This comes from discussions and lectures from people working on engineering in some ad aggregstors - at least one said that in the end, they have a table with 300 million IDs for each person in the country and they key all the data they can link to that person with this id. In principle this data is annonymized. But does that make a difference? At least in health care people worry about hipaa and do audits to minimize reidentification risk but I'm not sure if adtech companies do anything like that. So yes, a good data scientist can find any person they want from the data but even otherwise I think these companies can work on a fairly meaningless definition of annonymization to get away with all this crap.
It's basically impossible to anonymize data. There a numerous papers about how little data is enough to uniquely identify people. Things like the zipcode where you start your commute and the zipcode where your commute ends are enough to identify the vast majority of people.
In our case, the postal code (Canadian) and almost any other piece of data is uniquely identifiable.

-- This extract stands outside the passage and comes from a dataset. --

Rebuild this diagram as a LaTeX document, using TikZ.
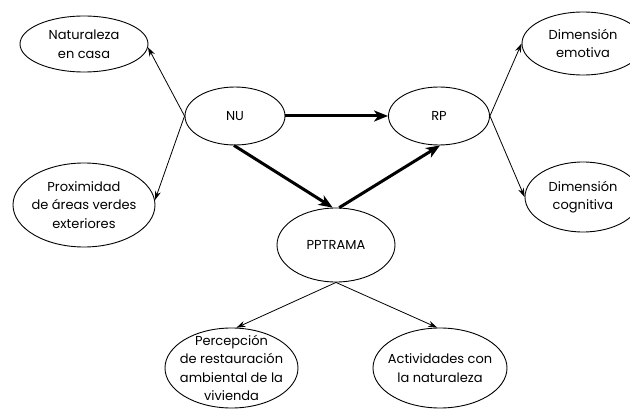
\documentclass[tikz,border=0pt]{standalone}
\usepackage{fontspec}
\setmainfont{Poppins}
\usetikzlibrary{shapes.geometric,arrows.meta}
\tikzset{
  ell/.style={draw, ellipse, inner xsep=-15pt, inner ysep=-12pt, line width=0.9pt, align=center,
    font=\fontsize{13}{18.5}\selectfont},
  thin/.style={line width=0.8pt, -{Stealth[length=9pt,width=6pt]}},
  thick/.style={line width=3pt, -{Stealth[length=14pt,width=11pt,inset=4pt]}}
}
\begin{document}
\begin{tikzpicture}[x=1pt,y=-1pt]
\useasboundingbox (0,0) rectangle (630,409);
\clip (0,0) rectangle (630,409);
\node[ell, minimum width=128pt, minimum height=56pt] (nat) at (84,44) {Naturaleza\\en casa};
\node[ell, minimum width=142pt, minimum height=84pt] (prox) at (84,205) {Proximidad\\de áreas verdes\\exteriores};
\node[ell, minimum width=100pt, minimum height=58pt] (nu) at (235,116) {NU};
\node[ell, minimum width=101pt, minimum height=58pt] (rp) at (439,116) {RP};
\node[ell, minimum width=122pt, minimum height=63pt] (dime) at (583,43.5) {Dimensión\\emotiva};
\node[ell, minimum width=116pt, minimum height=70pt] (dimc) at (583,197) {Dimensión\\cognitiva};
\node[ell, minimum width=118pt, minimum height=74pt] (ppt) at (336,245) {PPTRAMA};
\node[ell, minimum width=133pt, minimum height=80pt] (perc) at (231.5,368) {Percepción\\de restauración\\ambiental de la\\vivienda};
\node[ell, minimum width=134pt, minimum height=80pt] (act) at (440,368) {Actividades con\\la naturaleza};
\draw[thin] (nu.west) -- (nat.-3);
\draw[thin] (nu.west) -- (prox.4);
\draw[thick] (nu.east) -- (rp.west);
\draw[thick] (nu.268) -- (ppt.95);
\draw[thick] (ppt.85) -- (rp.272);
\draw[thin] (rp.east) -- (dime.west);
\draw[thin] (rp.east) -- (dimc.west);
\draw[thin] (ppt.south) -- (perc.83);
\draw[thin] (ppt.south) -- (act.94);
\end{tikzpicture}
\end{document}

Through a quirk in the layout of our street, my wife and I have the only house in our postal code. Add age, gender, birth month, hair colour, t-shirt size... pretty much anything, and you’ve reduced from 2 possibilities to 1.
I still want to try dropping a letter in a mailbox from a different city with just our postal code written on it and see if it arrives.
It's impossible to anonymize some data. If you're including demographics and locations then yeah, it's going to be hard or impossible to anonymize. If you're using surveys on emotional state or perhaps newsgroup comments? That's not so hard.